Our survey on liability insurance in force at residential airparks provided some very interesting results. We had hoped to obtain more participation but the 22 different fly-in communities represented in the survey results did give us information that should be of interest to everyone living on an airpark or considering acquiring property.
First, 77.3% of the respondents said their fly-in community did have liability insurance and the most popular level of coverage was $1 – $2.5 million. Slightly more than 70% of those completing the survey indicated that amount of coverage. Less than $1 million was in force at 17.8% with coverage of $2.5 – $5 million and over $5 million each reported by 5.9% of the fly-in communities.
Three-quarters of the airparks had maintained liability insurance coverage since the project opened while the other 25% said they had purchased coverage within the last three years.
Perhaps most significant was the fact that none of the fly-in communities indicated they had ever had an accident that resulted in an insurance claim.
Of those that didn’t carry liability insurance 80% indicated they had considered obtaining the coverage at one time or another. The cost of the insurance was the reason for not buying a policy in 75% of the situations. The remainder of the airparks without coverage declined to purchase it because they decided that the availability of insurance money might bring on lawsuits.
To better understand the type residential airparks that were represented in the survey, we asked a number of general questions, including:
How long has your airpark been in existence? The vast majority – 72.7%, reported more than 10 years. While 1-5 years was reported by 18.2% of the respondents. The rest had been in operation between 6-10 years.
How many home lots on your airpark? More than 35 homesites was reported at 40.9% of the fly-in communities while 10-20 sites was the answer at 18.2% and the same percentage at airparks with 21-35 sites.

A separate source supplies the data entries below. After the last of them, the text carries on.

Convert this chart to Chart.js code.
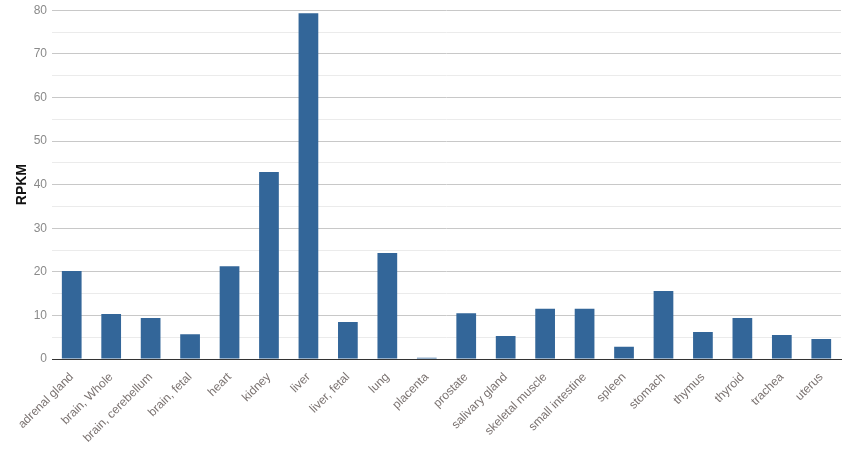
<!DOCTYPE html>
<html>
<head>
<meta charset="utf-8">
<script src="https://cdn.jsdelivr.net/npm/chart.js@4/dist/chart.umd.min.js"></script>
<style>
  html, body { margin: 0; padding: 0; background: #fff; }
  #wrap { width: 849px; height: 450px; }
</style>
</head>
<body>
<div id="wrap"><canvas id="c" width="849" height="450"></canvas></div>
<script>
const categories = ["adrenal gland", "brain, Whole", "brain, cerebellum", "brain, fetal", "heart", "kidney", "liver", "liver, fetal", "lung", "placenta", "prostate", "salivary gland", "skeletal muscle", "small intestine", "spleen", "stomach", "thymus", "thyroid", "trachea", "uterus"];
const rpkm = [20.2, 10.3, 9.4, 5.7, 21.3, 42.9, 79.3, 8.5, 24.3, 0.3, 10.5, 5.3, 11.5, 11.5, 2.8, 15.6, 6.2, 9.4, 5.5, 4.6];
const yMin = 0, yMax = 80, yStep = 5, yLabelStep = 10;
const yTitle = "RPKM";

new Chart(document.getElementById('c'), {
  type: 'bar',
  data: {
    labels: categories,
    datasets: [{
      data: rpkm,
      backgroundColor: '#336699',
      borderWidth: 0,
      categoryPercentage: 1.0,
      barPercentage: 0.5
    }]
  },
  options: {
    responsive: false,
    animation: false,
    layout: { padding: { left: 8, right: 8, top: 1, bottom: 0 } },
    plugins: { legend: { display: false }, tooltip: { enabled: false } },
    scales: {
      x: {
        grid: { display: false, drawTicks: false },
        border: { display: true, color: '#333333', width: 1 },
        afterFit: (s) => { s.paddingLeft = 0; s.height = 91; },
        ticks: {
          color: '#7a7270',
          font: { family: 'Liberation Sans, Arial, sans-serif', size: 12 },
          minRotation: 45, maxRotation: 45,
          autoSkip: false,
          padding: 11
        }
      },
      y: {
        min: yMin, max: yMax,
        afterFit: (s) => { s.paddingTop = Math.max(0, s.paddingTop - 2); s.width = 44; },
        grid: {
          drawTicks: false,
          color: (ctx) => (ctx.tick && ctx.tick.value % yLabelStep === 0) ? '#c8c8c8' : '#ebebeb',
          lineWidth: 1
        },
        border: { display: false },
        ticks: {
          stepSize: yStep,
          color: '#8a8a8a',
          padding: 5,
          font: { family: 'Liberation Sans, Arial, sans-serif', size: 12 },
          callback: (v) => (v % yLabelStep === 0) ? String(v) : ''
        },
        title: {
          display: true,
          text: yTitle,
          color: '#111',
          font: { family: 'Liberation Sans, Arial, sans-serif', size: 14, weight: 'bold' },
          padding: { top: 6, bottom: 3 }
        }
      }
    }
  }
});
</script>
</body>
</html>
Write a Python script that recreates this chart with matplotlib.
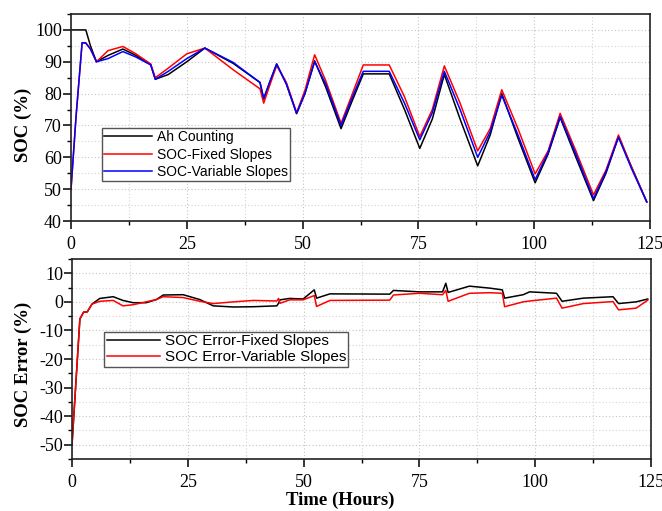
import numpy as np
import matplotlib.pyplot as plt
from matplotlib.ticker import MultipleLocator

plt.rcParams['axes.unicode_minus'] = False

# SOC estimates (top panel) at breakpoints
t_soc = [0, 1.1, 2.4, 3.2, 4.2, 5.5, 8, 11.2, 14, 17.2, 18.2, 21, 25, 28.9, 35,
         40.8, 41.6, 43, 44.4, 46.5, 48.7, 50.5, 52.6, 55, 58.3, 60.5, 63.1, 68.7,
         72, 75.3, 78, 80.6, 84, 87.8, 90.5, 93, 96.5, 100.2, 103, 105.6, 109,
         112.8, 115.5, 118.2, 121, 124.3]
soc_ah = [100, 100, 100, 100, 95, 90, 92, 94, 92, 89.2, 84.5, 86, 90, 94.3, 89.5,
          83.5, 78.3, 84, 89.3, 83, 73.7, 80, 90.3, 82, 69, 77, 86.2, 86.2,
          75, 62.8, 72, 86, 72, 57.3, 67, 80, 66, 52, 61, 72.5, 60,
          46.4, 55, 66.5, 57, 46]
soc_fixed = [50, 73, 96, 96, 94, 90, 93.5, 94.8, 92.5, 89.3, 85, 88, 92.5, 94.3, 87.5,
             81.5, 77, 83, 88.8, 83.5, 74, 81, 92.2, 84, 70.7, 79, 89, 89,
             79, 66.5, 75, 88.7, 77, 62, 69, 81.2, 69, 54.8, 62, 73.8, 62,
             48.2, 56, 67, 57, 46]
soc_var = [50, 73, 96, 95.8, 94, 90, 91, 93.2, 91.5, 89, 84.5, 87, 91, 94.3, 89.8,
           83.5, 78.5, 84, 89.3, 83, 73.8, 80, 90, 83, 70, 78, 87, 87,
           77, 65.5, 74, 87, 75, 60, 68, 79.5, 67, 53, 61.5, 72.8, 61,
           47, 55.5, 66.3, 56.5, 46]

# SOC error (bottom panel)
t_err = [0, 1.7, 2.5, 3.3, 4.3, 6, 8.9, 11, 13.2, 16, 18.2, 19.7, 24, 27.6, 30.5,
         34.9, 39.2, 44.2, 44.6, 44.9, 47, 49.9, 52.3, 52.8, 55.7, 68.6, 69.4, 75,
         80, 80.7, 81.2, 85.8, 90.2, 92.9, 93.4, 97.4, 98.8, 104.6, 105.8, 110.4,
         116.8, 118, 121.8, 124.3]
err_fixed = [-50, -6, -3.6, -3.5, -0.8, 1.2, 1.8, 0.5, -0.3, -0.3, 0.8, 2.4, 2.5, 0.8, -1.4,
             -1.8, -1.7, -1.4, -0.5, 0.7, 1.2, 1.0, 4.2, 1.3, 2.8, 2.7, 4.0, 3.5,
             3.5, 6.5, 3.3, 5.5, 4.8, 4.2, 1.3, 2.5, 3.5, 3.0, 0.2, 1.3,
             1.8, -0.6, 0, 1.0]
err_var = [-50, -6, -3.6, -3.5, -0.8, 0.2, 0.5, -1.4, -1.0, 0, 0.8, 1.8, 1.5, 0.2, -0.6,
           0, 0.5, 0.3, 1.2, -0.5, 0.7, 0.7, 2.2, -1.6, 0.5, 0.6, 2.4, 3.0,
           2.5, 4.0, 0.2, 3.0, 3.2, 3.0, -1.7, 0, 0.3, 1.3, -2.2, -0.6,
           0.1, -2.8, -2.2, 0.6]

x_ticks = [0, 25, 50, 75, 100, 125]

serif = ['Liberation Serif', 'DejaVu Serif']
sans = ['Liberation Sans', 'DejaVu Sans']

fig = plt.figure(figsize=(6.62, 5.11), dpi=100)
ax1 = fig.add_axes([71 / 662, 1 - 221 / 511, 579 / 662, 207 / 511])
ax2 = fig.add_axes([72 / 662, 1 - 459 / 511, 579 / 662, 200 / 511])


def style(ax, ylo, yhi, ymaj, ymin):
    ax.set_xlim(0, 125)
    ax.set_ylim(ylo, yhi)
    ax.xaxis.set_major_locator(MultipleLocator(25))
    ax.xaxis.set_minor_locator(MultipleLocator(12.5))
    ax.yaxis.set_major_locator(MultipleLocator(ymaj))
    ax.yaxis.set_minor_locator(MultipleLocator(ymin))
    ax.tick_params(which='major', direction='out', length=5.5, width=1.1,
                   top=False, right=False, labelsize=13)
    ax.tick_params(which='minor', direction='out', length=3, width=1.0,
                   top=False, right=False)
    ax.tick_params(axis='x', which='major', pad=5.5)
    ax.tick_params(axis='y', which='major', pad=1)
    for lab in ax.get_xticklabels() + ax.get_yticklabels():
        lab.set_family(serif)
    ax.grid(which='major', color='#c4c4c4', linestyle=(0, (1, 2)), linewidth=0.8)
    ax.grid(which='minor', color='#d4d4d4', linestyle=(0, (1, 2)), linewidth=0.8)
    ax.set_axisbelow(True)
    for s in ax.spines.values():
        s.set_linewidth(1.2)
        s.set_color('#222222')


# top panel
ax1.plot(t_soc, soc_ah, color='black', lw=1.1, label='Ah Counting')
ax1.plot(t_soc, soc_fixed, color='#ff0000', lw=1.1, label='SOC-Fixed Slopes')
ax1.plot(t_soc, soc_var, color='#0000ff', lw=1.1, label='SOC-Variable Slopes')
style(ax1, 40, 105, 10, 5)
ax1.set_xticks(x_ticks)
ax1.set_ylabel('SOC (%)', family=serif, fontsize=13.5, fontweight='bold')
ax1.yaxis.set_label_coords(-0.068, 0.464)
leg1 = ax1.legend(loc='upper left', bbox_to_anchor=(0.053, 0.448), borderaxespad=0,
                  prop={'family': sans, 'size': 10}, fancybox=False, framealpha=1,
                  edgecolor='#555555', handlelength=3.5, labelspacing=0.23,
                  handletextpad=0.3, borderpad=0.15)
leg1.get_frame().set_linewidth(1.0)

# bottom panel
ax2.plot(t_err, err_fixed, color='black', lw=1.1, label='SOC Error-Fixed Slopes')
ax2.plot(t_err, err_var, color='#ff0000', lw=1.1, label='SOC Error-Variable Slopes')
style(ax2, -55, 15, 10, 5)
ax2.set_xticks(x_ticks)
ax2.set_ylabel('SOC Error (%)', family=serif, fontsize=13.5, fontweight='bold')
ax2.yaxis.set_label_coords(-0.069, 0.475)
ax2.set_xlabel('Time (Hours)', family=serif, fontsize=13.5, fontweight='bold')
ax2.xaxis.set_label_coords(0.463, -0.165)
leg2 = ax2.legend(loc='upper left', bbox_to_anchor=(0.0558, 0.6365), borderaxespad=0,
                  prop={'family': sans, 'size': 11}, fancybox=False, framealpha=1,
                  edgecolor='#555555', handlelength=3.5, labelspacing=0.16,
                  handletextpad=0.3, borderpad=0.15)
leg2.get_frame().set_linewidth(1.0)

fig.savefig('out.png', dpi=100)
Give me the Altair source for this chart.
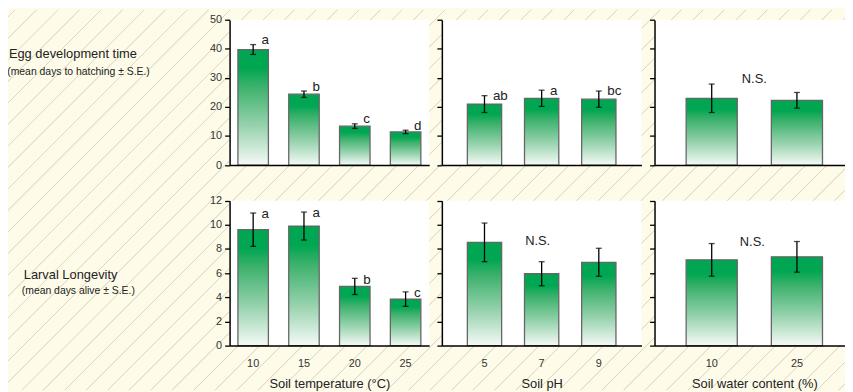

Of those lots, how many have completed homes on them? Less than 10 lots had completed homes at 45.5% of the airparks. The other three categories each reported 18.2% completed homes.
The runway at the fly-in communities was more than 2,500 feet at 59.1% of the airparks and it was unpaved at 54.5%. The runway was not lighted at 50% of the sites.
Less than 10 airplanes were based at 36.4% of the airparks. There were 10-20 planes at 31.8%, 21-35 was the response from 22.7% of the fly-in communities and only 9.1% reported having more than 35 based planes.
Amenities at the fly-in communities varied greatly. The runway was open to the public at 55.6%, a commercial operation was conducted at 44.4%, flight instruction was available at a third of the airparks,
maintenance was available at 44.4% and fuel could be obtained at 22.2% of the airparks. A restaurant and golf course were available at 33.3%; equestrian center was reported at 22.2%, as was a clubhouse. Only 11.1%
of the properties had a swimming pool.
Half of the fly-in communities for which we received a response were located more than 35 miles from a city of at least 100,000 people. Respondents claiming their airpark was 21-35 miles from a big city were 18.2%; 10-20 miles came in at 9.1% and less than 10 miles from a large city was reported at 22.7% of the airparks.
Perhaps the most important results of the survey were the names of insurance companies or the insurance agencies that were instrumental in providing the coverage. Here are their names (some are actually the insurance companies while others are the agents that the different airparks worked with):
- American National Property & Casualty / Phoenix Insurance Group
- US Specialty Insurance Co., Dick Levin
- Falcon Insurance of Alaska
- W. Brown & Associates
- Air Capitol Insurance LLC
- Chubb
- AIG Aviation
- Southwest Aviation Insurance Group
- Aircraft & Marine Assurance Agency Inc.
- Philadelphia Insurance Group
- Costello Insurance
- Wells Fargo Aviation Specialty Group
We do not have the locations of these firms but suggest they can be obtained through a web search.
There were also a number of comments submitted.
“The runway and partial parallel taxiway are owned by the developer who has a $10 million insurance coverage. There is a golf course and restaurant on the developer’s property and isn’t associated with the
homeowner’s association.”
This same respondent indicates they received a $3,000 quote for liability insurance not including residential taxiways. They declined because of the price.
Another airpark reported a $2,000 premium for their coverage. It has been that rate for five years but was raised to $2,250 this year. “We feel we need the coverage but think the premium is too high and we don’t really know if we have the ‘right’ amount.” This airpark has been around over 10 years but has less then 10 completed homes. They have coverage of $1-$2.5 million.
Several respondents indicated they require property owners to sign a release putting the risk on the participant, not the airpark. Others reported requiring a user waiver and indemnity release for airport users.
No one answer fills all the needs. Hopefully this information will help you and others at your residential airpark come up with the solution that best fits your needs.